# Substrate for Monitors



## saximus (Aug 5, 2011)

Do many people use kitty litter for monitors? I know heaps of people seem to use sand almost exclusively with them but I'm finding it difficult to clean and it gets smelly pretty quick. I use Oz pet for my snakes and I was thinking about maybe using that when my tristis upgrade to their new, bigger enclosure. Are there are issues with doing this or is it just that people prefer the look of sand?


----------



## Kenno (Aug 6, 2011)

Substrate is the major husbandry consideration for monitors in captivity. It can cause no end of problems if its incorrect. Plain play sand is not ideal but it is certainly better than newspaper or kittylitter. The latter two materials will equate to a very unhappy and unhealthy monitor. The best substrate is a blended mix of sand and bioactive soil(garden dirt!) with minimal Detritus and clays. The subrate should hold a burrow and varied levels of moisture well. It's often hard to get the blend just right if you haven't seen or felt it before. There are some great overseas monitor forums, I suggest you look them up (varanus dot net is a gooden) or even try YouTube or google. Regards


----------



## ozziepythons (Aug 6, 2011)

I have used paper pellets in the form of kitty litter as substrate for monitors. It is dessicating and the monitors would end up with shed skin fused to the scales. I use for sand monitors and knob tailed geckos sand I source locally from the mallee scrub. If its dry it shouldn't become smelly and I've found it quite easy to spot clean with.
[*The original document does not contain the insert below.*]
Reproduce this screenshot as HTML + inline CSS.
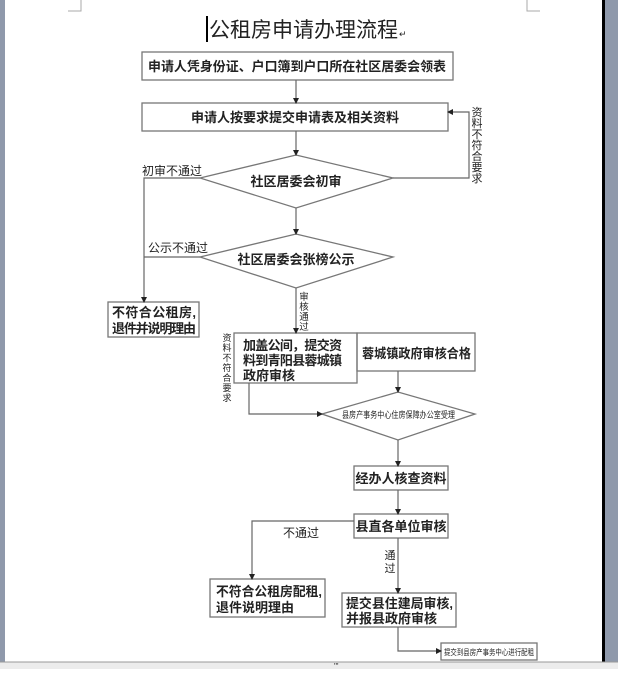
<!DOCTYPE html>
<html><head><meta charset="utf-8"><style>
html,body{margin:0;padding:0;background:#fff;}
svg text{font-family:"Liberation Sans","Noto Sans CJK SC",sans-serif;fill:#222;}
</style></head><body>
<svg width="618" height="669" viewBox="0 0 618 669" xmlns="http://www.w3.org/2000/svg">
<defs><marker id="a" markerWidth="6" markerHeight="6" refX="5" refY="3" orient="auto" markerUnits="userSpaceOnUse"><path d="M0,0 L6,3 L0,6 z" fill="#222"/></marker></defs>
<rect x="0" y="0" width="618" height="669" fill="#fff"/>
<rect x="0" y="0" width="5" height="662" fill="#8f99ab"/>
<rect x="602" y="0" width="3" height="662" fill="#000"/>
<rect x="605" y="0" width="13" height="662" fill="#8f99ab"/>
<rect x="0" y="662" width="618" height="7" fill="#ececec"/>
<line x1="0" y1="662" x2="618" y2="662" stroke="#999"/>
<text x="334" y="669" font-size="8" fill="#333">'''</text>
<path d="M68,11 H81 V0 M527,0 V11 H540" fill="none" stroke="#aaa"/>
<line x1="207" y1="16" x2="207" y2="42" stroke="#000" stroke-width="2"/>
<text x="209" y="37" font-size="21">公租房申请办理流程</text>
<text x="399" y="37" font-size="9" fill="#888">↵</text>
<g fill="none" stroke="#777" stroke-width="1.3">
<rect x="142" y="52" width="311" height="28"/>
<rect x="142" y="103" width="306" height="28"/>
<polygon points="200,178 296,155 393,178 296,208"/>
<polygon points="200,257 296,234 393,257 296,288"/>
<rect x="108" y="302" width="91" height="35"/>
<rect x="234" y="333" width="123" height="50"/>
<rect x="357" y="333" width="118" height="38"/>
<polygon points="322,414 398,392 475,414 398,440"/>
<rect x="354" y="466" width="94" height="24"/>
<rect x="354" y="514" width="94" height="24"/>
<rect x="210" y="579" width="115" height="38"/>
<rect x="342" y="593" width="114" height="34"/>
<rect x="441" y="643" width="96" height="17"/>
</g>
<g fill="none" stroke="#666" stroke-width="1.2" marker-end="url(#a)">
<path d="M296,80 V103"/>
<path d="M296,131 V155"/>
<path d="M393,178 H469 V112 H448"/>
<path d="M200,178 H144 V302"/>
<path d="M296,208 V234"/>
<path d="M296,288 V333"/>
<path d="M398,371 V392"/>
<path d="M249,383 V414 H322"/>
<path d="M398,440 V466"/>
<path d="M398,490 V514"/>
<path d="M354,521 H252 V579"/>
<path d="M398,538 V593"/>
<path d="M398,627 V651 H441"/>
</g>
<path d="M200,257 H144" stroke="#666" stroke-width="1.2"/>
<g font-weight="bold" font-size="13">
<text x="148" y="71" textLength="298" lengthAdjust="spacingAndGlyphs">申请人凭身份证、户口簿到户口所在社区居委会领表</text>
<text x="295" y="122" text-anchor="middle">申请人按要求提交申请表及相关资料</text>
<text x="296" y="186" text-anchor="middle">社区居委会初审</text>
<text x="296" y="264" text-anchor="middle">社区居委会张榜公示</text>
<text x="112" y="317" textLength="84">不符合公租房,</text>
<text x="112" y="333" textLength="84">退件并说明理由</text>
<text x="243" y="350" textLength="99">加盖公间，提交资</text>
<text x="243" y="365" textLength="99">料到青阳县蓉城镇</text>
<text x="243" y="380">政府审核</text>
<text x="362" y="358" textLength="109" lengthAdjust="spacingAndGlyphs">蓉城镇政府审核合格</text>
<text x="401" y="483" text-anchor="middle">经办人核查资料</text>
<text x="401" y="531" text-anchor="middle">县直各单位审核</text>
<text x="216" y="596" textLength="106" lengthAdjust="spacingAndGlyphs">不符合公租房配租,</text>
<text x="216" y="612">退件说明理由</text>
<text x="346" y="608" textLength="107" lengthAdjust="spacingAndGlyphs">提交县住建局审核,</text>
<text x="346" y="623">并报县政府审核</text>
</g>
<g font-size="12">
<text x="142" y="175">初审不通过</text>
<text x="148" y="252">公示不通过</text>
<text x="283" y="537">不通过</text>
</g>
<g font-size="11" text-anchor="middle">
<text x="477" y="116">资</text><text x="477" y="127">料</text><text x="477" y="138">不</text><text x="477" y="149">符</text><text x="477" y="160">合</text><text x="477" y="171">要</text><text x="477" y="182">求</text>
<text x="390" y="559">通</text><text x="390" y="572">过</text>
</g>
<g font-size="9.5" text-anchor="middle">
<text x="304" y="300">审</text><text x="304" y="310">核</text><text x="304" y="320">通</text><text x="304" y="330">过</text>
</g>
<g font-size="9" text-anchor="middle">
<text x="227" y="341">资</text><text x="227" y="351">料</text><text x="227" y="361">不</text><text x="227" y="371">符</text><text x="227" y="381">合</text><text x="227" y="391">要</text><text x="227" y="401">求</text>
</g>
<text x="342" y="418" font-size="9" textLength="113" lengthAdjust="spacingAndGlyphs">县房产事务中心住房保障办公室受理</text>
<text x="444" y="655" font-size="8" textLength="90" lengthAdjust="spacingAndGlyphs">提交到县房产事务中心进行配租</text>
</svg>
</body></html>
Always have a sieve (kitchen strainer) handy for partial or total clean outs.


----------



## Reptile_Lover (Aug 6, 2011)

when i had my ackie mate i used a mix of coco-peat and reptile sand, she was happy and it holds together well for digging, she had made a nice burrow in a hill of it i made her, kicking myself for selling her.


----------



## saximus (Aug 6, 2011)

Ah yeah I didn't think of the desiccating thing. Thanks for the replies guys. I'll try mixing it with some dirt and/or coco peat. They are Tristis so not sure if they like digging but I suppose it's always nice to give them the option


----------



## sesa-sayin (Aug 6, 2011)

KENNO!! can you please say, in your opinion, as to why newspaper is not a good substrate for small mons.. certainly, easy to replace, and therefore clean, and provided there are 2 or more layers, easy for them to go under for protection and security


----------



## crocdoc (Aug 6, 2011)

sesa-sayin said:


> KENNO!! can you please say, in your opinion, as to why newspaper is not a good substrate for small mons..





ozziepythons said:


> I have used paper pellets in the form of kitty litter as substrate for monitors. It is dessicating and the monitors would end up with shed skin fused to the scales.


Same goes for newspaper.

Not Kenno, but I agree that newspaper is not a good substrate for monitors. What ozziepythons said about paper pellets goes for newspaper, too. It doesn't hold humidity and small/baby monitors have a high surface/volume ratio so they dehydrate easily, especially with the hot basking spots required to keep monitors healthy.


----------



## sesa-sayin (Aug 6, 2011)

CROCDOC so glad you informed re the "no humidity in newspaper" certainly, i raise a few juvies every year on newspaper, but i provide a container of clean, fresh, moist spagnum in the enclosure, which they sometimes sit in...am acutely aware of (lack of humidity ) with juvies/hatchies, because in the beginning i lost a few in Jan/Feb...will use something else this summer


----------



## cadwallader (Aug 6, 2011)

what are where do you get blended sand from??? and just top soil from the nursery? mixit 50/50 is that roughly how you do it???
Cheers


----------



## Tristis (Aug 6, 2011)

I use sand, it's the best I've tried.
News paper will make your monitors toes and tail tip fall off.


----------



## Kenno (Aug 6, 2011)

Thanks for the comments crocdoc and Tristis, 

Bernard, how do you propose the monitors deposit their eggs on/under newspaper? Burrows? if they aren't happy with the available nesting sites they often hold onto the eggs, this causes massive issues. Keeping them on newspaper is fine for the short time after they are born but i cannot see what advantage it serves to keep them on anything other than proper bioactive substrate? 

enlighten me


----------



## SamNabz (Aug 31, 2011)

Bump...

Thought I would bump this thread instead of starting a new one.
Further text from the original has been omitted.